'''

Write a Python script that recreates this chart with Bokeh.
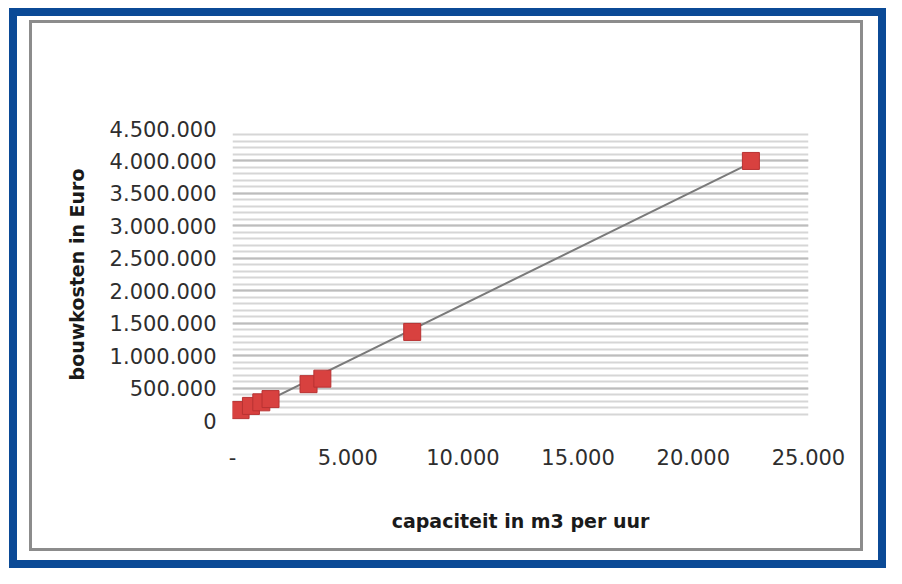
from bokeh.plotting import figure
from bokeh.models import FixedTicker, Range1d
from bokeh.embed import file_html
from bokeh.resources import INLINE
import numpy as np

# data
capaciteit = [350, 800, 1250, 1650, 3300, 3900, 7800, 22500]
bouwkosten = [160000, 225000, 280000, 330000, 560000, 645000, 1365000, 4000000]

x_ticks = [0, 5000, 10000, 15000, 20000, 25000]
x_labels = ["-", "5.000", "10.000", "15.000", "20.000", "25.000"]
y_ticks = [0, 500000, 1000000, 1500000, 2000000, 2500000, 3000000, 3500000, 4000000, 4500000]
y_labels = ["0", "500.000", "1.000.000", "1.500.000", "2.000.000", "2.500.000",
            "3.000.000", "3.500.000", "4.000.000", "4.500.000"]
y_minor = list(range(0, 4500001, 100000))

W, H = 886, 568

# decorative frame lines (x, y, w, h, colour) in pixels of the figure box
frame_lines = [
    (9, 8, 8, 560, "#0b4a96"), (9, 8, 877, 8, "#0b4a96"),
    (878, 8, 8, 560, "#0b4a96"), (9, 560, 877, 8, "#0b4a96"),
    (29, 20, 3, 531, "#8c8c8c"), (29, 20, 834, 3, "#8c8c8c"),
    (860, 20, 3, 531, "#8c8c8c"), (29, 548, 834, 3, "#8c8c8c"),
]
bg_img = ", ".join(f"linear-gradient({c},{c})" for (_, _, _, _, c) in frame_lines)
bg_pos = ", ".join(f"{x}px {y}px" for (x, y, _, _, _) in frame_lines)
bg_size = ", ".join(f"{w}px {h}px" for (_, _, w, h, _) in frame_lines)

p = figure(width=W, height=H, output_backend="svg", toolbar_location=None,
           x_range=Range1d(0, 25000), y_range=Range1d(0, 4500000),
           min_border_left=232, min_border_right=78, min_border_top=128, min_border_bottom=148)
p.styles = {"background-color": "white", "background-image": bg_img,
            "background-position": bg_pos, "background-size": bg_size,
            "background-repeat": "no-repeat"}
p.background_fill_color = "white"
p.border_fill_color = None
p.outline_line_color = None

# axes
p.xaxis.ticker = FixedTicker(ticks=x_ticks)
p.xaxis.major_label_overrides = {t: l for t, l in zip(x_ticks, x_labels)}
p.yaxis.ticker = FixedTicker(ticks=y_ticks, minor_ticks=y_minor)
p.yaxis.major_label_overrides = {t: l for t, l in zip(y_ticks, y_labels)}
for ax in (p.xaxis[0], p.yaxis[0]):
    ax.axis_line_color = None
    ax.major_tick_line_color = None
    ax.minor_tick_line_color = None
    ax.major_label_text_font = "DejaVu Sans"
    ax.major_label_text_font_size = "21px"
    ax.major_label_text_color = "#2e2e2e"
    ax.axis_label_text_font = "DejaVu Sans"
    ax.axis_label_text_font_size = "19px"
    ax.axis_label_text_font_style = "bold"
    ax.axis_label_text_color = "#1a1a1a"
p.xaxis.axis_label = "capaciteit in m3 per uur"
p.yaxis.axis_label = "bouwkosten in Euro"
p.xaxis.major_label_standoff = 22
p.xaxis.axis_label_standoff = 42
p.yaxis.major_label_standoff = 10
p.yaxis.axis_label_standoff = 19

# grid
p.xgrid.grid_line_color = None
p.ygrid.grid_line_color = "#bdbdbd"
p.ygrid.grid_line_width = 2
p.ygrid.minor_grid_line_color = "#d6d6d6"
p.ygrid.minor_grid_line_width = 2

# trendline (linear fit of the data)
a, b = np.polyfit(capaciteit, bouwkosten, 1)
tx = [min(capaciteit), max(capaciteit)]
ty = [a * v + b for v in tx]
p.line(tx, ty, line_color="#7a7a7a", line_width=2)

p.scatter(capaciteit, bouwkosten, marker="square", size=17,
          fill_color="#d8413f", line_color="#b83232", line_width=1)

open("out.html", "w").write(file_html(p, INLINE))
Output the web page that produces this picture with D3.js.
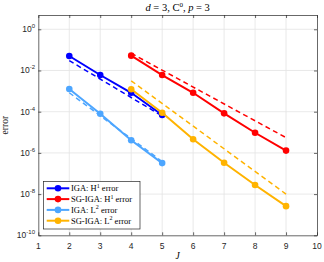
<!DOCTYPE html>
<html>
<head>
<meta charset="utf-8">
<script src="https://cdn.jsdelivr.net/npm/d3@7"></script>
<style>
  body { margin: 0; background: #fff; }
  svg { display: block; }
</style>
</head>
<body>
<div id="chart"></div>
<script>
// grid levels
var J_iga = [2, 3, 4, 5];
var J_sg = [4, 5, 6, 7, 8, 9];
var J_igaRef = [2, 5];
var J_sgRef = [4, 9];

// measured errors
var igaH1 = [0.0506, 0.00605, 8.3e-4, 6.9e-5];
var sgH1 = [0.0525, 0.00603, 8.3e-4, 8.3e-5, 9.5e-6, 1.29e-6];
var igaL2 = [1.26e-3, 7.9e-5, 4.1e-6, 3.2e-7];
var sgL2 = [1.23e-3, 8.9e-5, 4.6e-6, 3.3e-7, 2.75e-8, 2.6e-9];

// reference rates (dashed)
var igaH1Ref = [0.0302, 6.2e-5];
var sgH1Ref = [0.0684, 5.5e-6];
var igaL2Ref = [8.3e-4, 3.8e-7];
var sgL2Ref = [3.16e-3, 1.0e-8];

var xTicks = [1, 2, 3, 4, 5, 6, 7, 8, 9, 10];
var yTickExp = [0, -2, -4, -6, -8, -10];

var series = [
  {name: "IGA: H", sup: "1", J: J_iga, v: igaH1, Jr: J_igaRef, r: igaH1Ref, color: "#0000ff"},
  {name: "SG-IGA: H", sup: "1", J: J_sg, v: sgH1, Jr: J_sgRef, r: sgH1Ref, color: "#ff0000"},
  {name: "IGA: L", sup: "2", J: J_iga, v: igaL2, Jr: J_igaRef, r: igaL2Ref, color: "#4da6ff"},
  {name: "SG-IGA: L", sup: "2", J: J_sg, v: sgL2, Jr: J_sgRef, r: sgL2Ref, color: "#ffb300"}
];

var W = 324, H = 262;
var m = {left: 38.3, right: 317, top: 15, bottom: 235.3};

var svg = d3.select("#chart").append("svg")
  .attr("width", W)
  .attr("height", H);

var x = d3.scaleLinear().domain([1, 10]).range([m.left, m.right]);
var y = d3.scaleLog().domain([1e-10, Math.pow(10, 0.694)]).range([m.bottom, m.top]);

var serif = "'Liberation Serif', 'Times New Roman', serif";
var sans = "'Liberation Sans', Arial, sans-serif";

// grid
var grid = svg.append("g");
grid.selectAll("line.gx")
  .data(xTicks.slice(1, -1))
  .enter().append("line")
  .attr("x1", function(d){ return x(d); })
  .attr("x2", function(d){ return x(d); })
  .attr("y1", m.top).attr("y2", m.bottom)
  .attr("stroke", "#e3e3e3").attr("stroke-width", 0.8);
grid.selectAll("line.gy")
  .data(yTickExp.slice(0, -1))
  .enter().append("line")
  .attr("y1", function(d){ return y(Math.pow(10, d)); })
  .attr("y2", function(d){ return y(Math.pow(10, d)); })
  .attr("x1", m.left).attr("x2", m.right)
  .attr("stroke", "#e3e3e3").attr("stroke-width", 0.8);

// axes with inward ticks on all sides
var tickLen = 3;
var axBottom = d3.axisBottom(x).tickValues(xTicks).tickSizeInner(-tickLen).tickSizeOuter(0).tickFormat("");
var axTop = d3.axisTop(x).tickValues(xTicks).tickSizeInner(-tickLen).tickSizeOuter(0).tickFormat("");
var yVals = yTickExp.map(function(e){ return Math.pow(10, e); });
var axLeft = d3.axisLeft(y).tickValues(yVals).tickSizeInner(-tickLen).tickSizeOuter(0).tickFormat("");
var axRight = d3.axisRight(y).tickValues(yVals).tickSizeInner(-tickLen).tickSizeOuter(0).tickFormat("");

[[axBottom, "translate(0," + m.bottom + ")"],
 [axTop, "translate(0," + m.top + ")"],
 [axLeft, "translate(" + m.left + ",0)"],
 [axRight, "translate(" + m.right + ",0)"]].forEach(function(a){
  var g = svg.append("g").attr("transform", a[1]).call(a[0]);
  g.selectAll("path, line").attr("stroke", "#262626").attr("stroke-width", 0.7);
});

// tick labels
svg.append("g").selectAll("text")
  .data(xTicks)
  .enter().append("text")
  .attr("x", function(d){ return x(d); })
  .attr("y", 248.7)
  .attr("text-anchor", "middle")
  .attr("font-family", sans).attr("font-size", 8.5)
  .attr("fill", "#262626")
  .text(function(d){ return d; });

var yl = svg.append("g").selectAll("text")
  .data(yTickExp)
  .enter().append("text")
  .attr("x", 35)
  .attr("y", function(d){ return y(Math.pow(10, d)) + 3; })
  .attr("text-anchor", "end")
  .attr("font-family", sans).attr("font-size", 8.5)
  .attr("fill", "#262626");
yl.append("tspan").text("10");
yl.append("tspan").attr("dy", -4).attr("font-size", 6).text(function(d){ return d === 0 ? "0" : "-" + (-d); });

// titles
var title = svg.append("text")
  .attr("x", (m.left + m.right) / 2).attr("y", 10.5)
  .attr("text-anchor", "middle")
  .attr("font-family", serif).attr("font-size", 10.5)
  .attr("fill", "#000");
title.append("tspan").attr("font-style", "italic").text("d");
title.append("tspan").text(" = 3, C");
title.append("tspan").attr("dy", -4).attr("font-size", 7).text("0");
title.append("tspan").attr("dy", 4).text(", ");
title.append("tspan").attr("font-style", "italic").text("p");
title.append("tspan").text(" = 3");

svg.append("text")
  .attr("x", (m.left + m.right) / 2).attr("y", 259)
  .attr("text-anchor", "middle")
  .attr("font-family", serif).attr("font-size", 9.5).attr("font-style", "italic")
  .text("J");

svg.append("text")
  .attr("transform", "translate(8," + ((m.top + m.bottom) / 2) + ") rotate(-90)")
  .attr("text-anchor", "middle")
  .attr("font-family", serif).attr("font-size", 9.5)
  .attr("fill", "#262626")
  .text("error");

// data
var line = d3.line()
  .x(function(d){ return x(d[0]); })
  .y(function(d){ return y(d[1]); });

var plot = svg.append("g");
series.forEach(function(s){
  var pts = d3.zip(s.J, s.v);
  plot.append("path")
    .attr("d", line(pts))
    .attr("fill", "none")
    .attr("stroke", s.color)
    .attr("stroke-width", 2);
  plot.selectAll(null)
    .data(pts)
    .enter().append("circle")
    .attr("cx", function(d){ return x(d[0]); })
    .attr("cy", function(d){ return y(d[1]); })
    .attr("r", 3.3)
    .attr("fill", s.color);
  plot.append("path")
    .attr("d", line(d3.zip(s.Jr, s.r)))
    .attr("fill", "none")
    .attr("stroke", s.color)
    .attr("stroke-width", 1.5)
    .attr("stroke-dasharray", "5,3.5");
});

// legend
var lg = svg.append("g");
lg.append("rect")
  .attr("x", 43.5).attr("y", 181.5)
  .attr("width", 96.5).attr("height", 47.5)
  .attr("fill", "#fff")
  .attr("stroke", "#262626").attr("stroke-width", 0.7);
var rows = lg.selectAll("g.row")
  .data(series)
  .enter().append("g")
  .attr("transform", function(d, i){ return "translate(0," + (188.3 + i * 10.8) + ")"; });
rows.append("line")
  .attr("x1", 46.7).attr("x2", 69.3)
  .attr("stroke", function(d){ return d.color; })
  .attr("stroke-width", 2);
rows.append("circle")
  .attr("cx", 58).attr("r", 3.3)
  .attr("fill", function(d){ return d.color; });
var lt = rows.append("text")
  .attr("x", 71).attr("y", 3)
  .attr("font-family", serif).attr("font-size", 8.5)
  .attr("fill", "#000");
lt.append("tspan").text(function(d){ return d.name; });
lt.append("tspan").attr("dy", -3.5).attr("font-size", 6).text(function(d){ return d.sup; });
lt.append("tspan").attr("dy", 3.5).text(" error");
</script>
</body>
</html>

'''

Print exactly the first line of the entries and every line after it through the one that contains "W, H = 886, 568", leaving the pictures out.

* [Finished answer]:
Write a Python script that recreates this chart with Bokeh.
from bokeh.plotting import figure
from bokeh.models import FixedTicker, Range1d
from bokeh.embed import file_html
from bokeh.resources import INLINE
import numpy as np

# data
capaciteit = [350, 800, 1250, 1650, 3300, 3900, 7800, 22500]
bouwkosten = [160000, 225000, 280000, 330000, 560000, 645000, 1365000, 4000000]

x_ticks = [0, 5000, 10000, 15000, 20000, 25000]
x_labels = ["-", "5.000", "10.000", "15.000", "20.000", "25.000"]
y_ticks = [0, 500000, 1000000, 1500000, 2000000, 2500000, 3000000, 3500000, 4000000, 4500000]
y_labels = ["0", "500.000", "1.000.000", "1.500.000", "2.000.000", "2.500.000",
            "3.000.000", "3.500.000", "4.000.000", "4.500.000"]
y_minor = list(range(0, 4500001, 100000))

W, H = 886, 568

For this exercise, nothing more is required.